Kasich: ‘I Don’t Want to Go Back and Redo’ Iraq War Debate

Ohio Governor and prospective presidential candidate John Kasich (R) stated “I don’t want to go back and redo that” when asked if he thought the Iraq War was a mistake in an interview set to broadcast on Tuesday’s “Hugh Hewitt Show.”

Kasich began by talking about his foreign policy, stating “I think I was the first Republican to say in regard — leading, major Republican, if I could call myself that — to argue that a coalition between Europe and our friends in the Middle East ought to go after ISIS, and that we, America — including America, ought to have boots on the ground. I mean, there are actions that we need to take. Now I have a long record on this. I did not support U.S. troops in Lebanon in the middle of the Civil War. I was never in favor of the kind of activity we did in any civil wars, including Bosnia. But I supported the Gulf War, obviously. I support the war in Afghanistan. So I think we have to be very careful to stay away from civil wars. I think we have to be very careful that when we see something that is in our direct interest that we can go and take care of business and not involve ourselves in this whole process of nation building.”
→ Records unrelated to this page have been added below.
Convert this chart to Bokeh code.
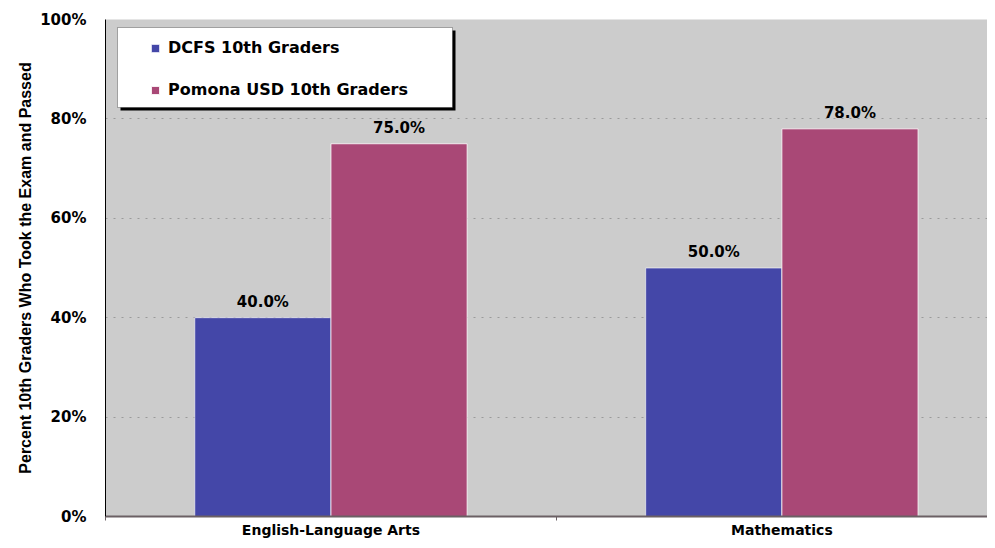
from bokeh.plotting import figure
from bokeh.models import (Range1d, FixedTicker, PrintfTickFormatter, ColumnDataSource,
                          LabelSet, Legend, LegendItem, Grid, BoxAnnotation)
from bokeh.core.properties import value
from bokeh.transform import dodge
from bokeh.embed import file_html
from bokeh.resources import INLINE

categories = ["English-Language Arts", "Mathematics"]
dcfs = [40.0, 50.0]
pomona = [75.0, 78.0]
series_names = ["DCFS 10th Graders", "Pomona USD 10th Graders"]
y_ticks = [0, 20, 40, 60, 80, 100]

BLUE = "#4447a8"
PINK = "#a94876"
FONT = "DejaVu Sans"

xpos = [i + 0.5 for i in range(len(categories))]
src = ColumnDataSource(dict(
    x=xpos, dcfs=dcfs, pomona=pomona,
    dcfs_lbl=["%.1f%%" % v for v in dcfs],
    pomona_lbl=["%.1f%%" % v for v in pomona],
))

p = figure(width=987, height=540, output_backend="svg", toolbar_location=None,
           x_range=Range1d(0, 1.956), y_range=Range1d(0, 100),
           min_border_left=105, min_border_top=19, min_border_bottom=20, min_border_right=0)
p.background_fill_color = "#cccccc"
p.border_fill_color = "white"
p.outline_line_color = None

bw = 0.302
r1 = p.vbar(x=dodge("x", -0.151, range=p.x_range), top="dcfs", width=bw, source=src,
            fill_color=BLUE, line_color="white", line_alpha=0.6, line_width=1)
r2 = p.vbar(x=dodge("x", 0.151, range=p.x_range), top="pomona", width=bw, source=src,
            fill_color=PINK, line_color="white", line_alpha=0.8, line_width=1)

for col, off in (("dcfs", -0.151), ("pomona", 0.151)):
    ls = LabelSet(x=dodge("x", off, range=p.x_range), y=col, text=col + "_lbl", source=src,
                  text_align="center", text_baseline="bottom", y_offset=7,
                  text_font=value(FONT), text_font_style="bold", text_font_size="15px",
                  text_color="black")
    p.add_layout(ls)

# grids
p.xgrid.visible = False
p.ygrid.ticker = FixedTicker(ticks=[20, 40, 60, 80])
p.ygrid.grid_line_color = "#9a9a9a"
p.ygrid.grid_line_dash = "2 6"
p.ygrid.grid_line_width = 1
top_grid = Grid(dimension=1, ticker=FixedTicker(ticks=[100]),
                grid_line_color="#e8e8e8", grid_line_dash="6 3", grid_line_width=1)
p.add_layout(top_grid)

# y axis
ya = p.yaxis[0]
ya.ticker = FixedTicker(ticks=y_ticks)
ya.formatter = PrintfTickFormatter(format="%d%%")
ya.major_tick_in = 0
ya.major_tick_out = 0
ya.minor_tick_line_color = None
ya.axis_line_color = "black"
ya.axis_line_width = 1
ya.major_label_standoff = 19
ya.major_label_text_font = FONT
ya.major_label_text_font_style = "bold"
ya.major_label_text_font_size = "15px"
ya.major_label_text_color = "black"
ya.axis_label = "Percent 10th Graders Who Took the Exam and Passed"
ya.axis_label_text_font = "Liberation Sans"
ya.axis_label_text_font_style = "bold"
ya.axis_label_text_font_size = "16px"
ya.axis_label_text_color = "black"
ya.axis_label_standoff = 3

# x axis
xa = p.xaxis[0]
xa.ticker = FixedTicker(ticks=xpos, minor_ticks=[0, 1, 2])
xa.major_label_overrides = {x: c for x, c in zip(xpos, categories)}
xa.major_tick_in = 0
xa.major_tick_out = 0
xa.minor_tick_in = 0
xa.minor_tick_out = 4
xa.minor_tick_line_color = "#6b6064"
xa.axis_line_color = "#6b6064"
xa.axis_line_width = 2
xa.major_label_standoff = 1
xa.major_label_text_font = FONT
xa.major_label_text_font_style = "bold"
xa.major_label_text_font_size = "14px"
xa.major_label_text_color = "black"

# legend box with shadow (screen units, relative to plot frame)
shadow = BoxAnnotation(left=15, right=350, bottom=406, top=486,
                       left_units="screen", right_units="screen",
                       bottom_units="screen", top_units="screen",
                       fill_color="black", fill_alpha=1, line_color=None)
box = BoxAnnotation(left=12, right=347, bottom=409, top=489,
                    left_units="screen", right_units="screen",
                    bottom_units="screen", top_units="screen",
                    fill_color="white", fill_alpha=1, line_color="black", line_width=1)
p.add_layout(shadow)
p.add_layout(box)

legend = Legend(items=[LegendItem(label=series_names[0], renderers=[r1]),
                       LegendItem(label=series_names[1], renderers=[r2])],
                location=(45, 417), padding=0, spacing=23, margin=0,
                glyph_width=10, glyph_height=10, label_height=19, label_standoff=8,
                label_text_font=FONT, label_text_font_style="bold",
                label_text_font_size="16px", label_text_color="black",
                border_line_color=None, background_fill_alpha=0)
p.add_layout(legend, "center")

open("out.html", "w").write(file_html(p, INLINE))
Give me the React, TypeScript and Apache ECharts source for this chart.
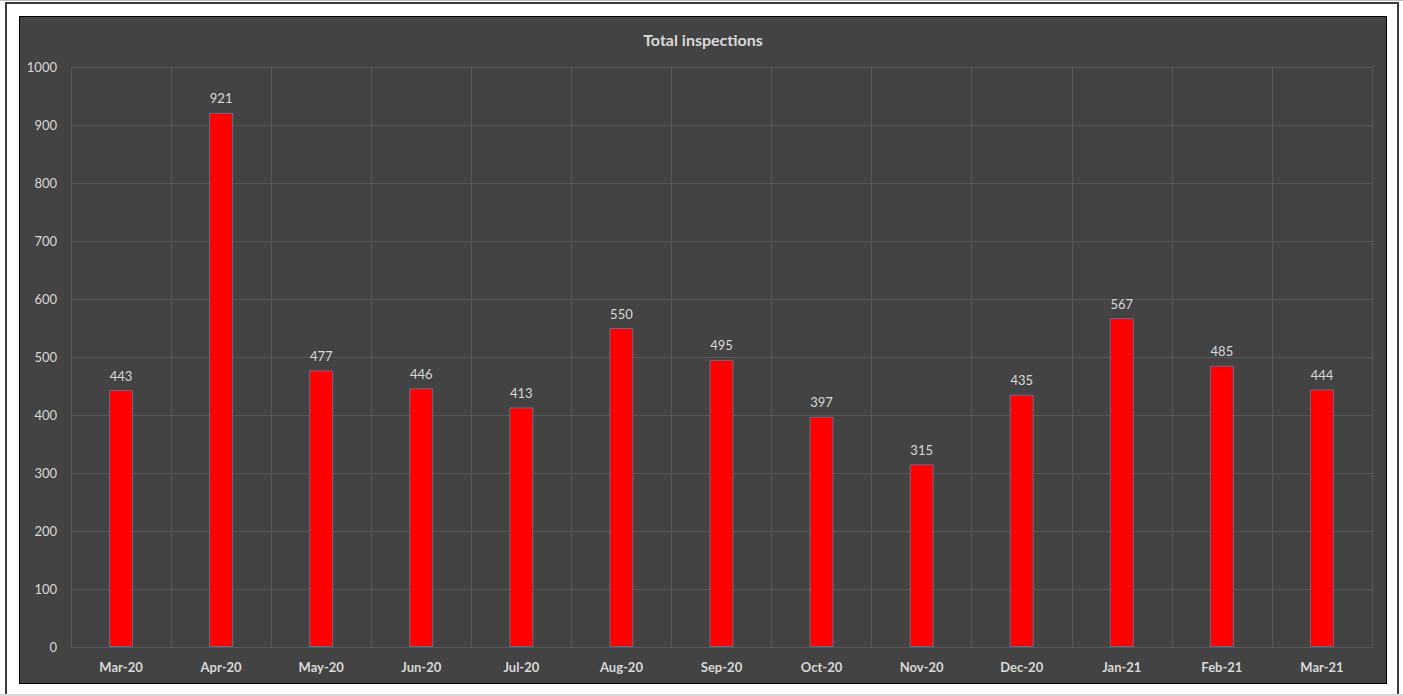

He later added, “I don’t think we should, I don’t think we should run out of Afghanistan. But you know, getting in the middle of civil wars, I don’t think is a good idea.”

Hewitt then asked, “you’re not saying Iraq when you say the first Gulf War and Afghanistan. Did President Bush make a mistake in invading Iraq?” Kasich responded, “I don’t want to go back and redo that. I mean, it was there, and I don’t want to disparage anybody who served our country. I’m just going to reserve my comment on that.” He earlier argued “I think it was a terrible tragedy that we left basing rights in Iraq. That is just a huge mistake. No way we should have ever left our bases over there. We should have said we’re going to keep a base here. If you don’t like it, that’s your problem. That was our right, and we walked away from it, a terrible mistake.” And later added that he endorses the foreign policy doctrine of “go places, mean business, in your interest, take care of business, and don’t hang around…you know the problem with civil wars? You know the problem with nation building? You go in and then when do you ever get out?”

Kasich also stated, “maybe in a place like Libya, just like I was in the early days of Syria, we’ve got people we can support. It doesn’t mean we have to be there. But there’s clearly things that we can do. We don’t have to have troops in the Ukraine, but we can clearly provide them the military equipment that they need to be able to defend themselves. They’re our allies, okay? We believe in the Ukrainians. Let me also tell you when it comes to — like I say, the early days of Syria and even now, Assad has to go. But that doesn’t mean we have to put boots on the ground. But I think it is important that we’re engaged. And I’m sure that the same exists in Libya. I mean, we’ve got to find the forces, if we can, the clear forces that can help us to support the foreign policy that we think is going to be the best for stabilizing that region.”

Earlier, when asked if the Corker-Menendez bill “doesn’t stop the President from doing a bad deal” with Iran whether he would revoke it, Kasich said the question is “another hypothetical, okay? And I’m not trying to dodge your question. I don’t like hypotheticals.”

He added, “here’s what I will say. This is not an agreement that should be followed at this point. We shouldn’t go along with this. What we’re basically doing is leaving in place the infrastructure for the capability of producing, not only a nuclear weapon, but additional nuclear material. That can in fact be spread to places like the groups that are non-state groups like Hamas, Hezbollah. This is a very, very, very dangerous situation. I think that the administration has fallen in love with trying to get an agreement. And when I saw the other day that our president said that well, maybe we can lift these sanctions sooner than what we originally thought, you can’t just fall in love with any deal. And the idea that we would leave this all in place, that we would not have inspections throughout the entire country on demand, that we would be unlimited in terms of where we could go. Those are the kind of things, and they have to stop all this terrorist activity, and it’s not much different than what Netanyahu said. When they change their way, we can talk. And we don’t change their way, and we rely on trust, no thanks.”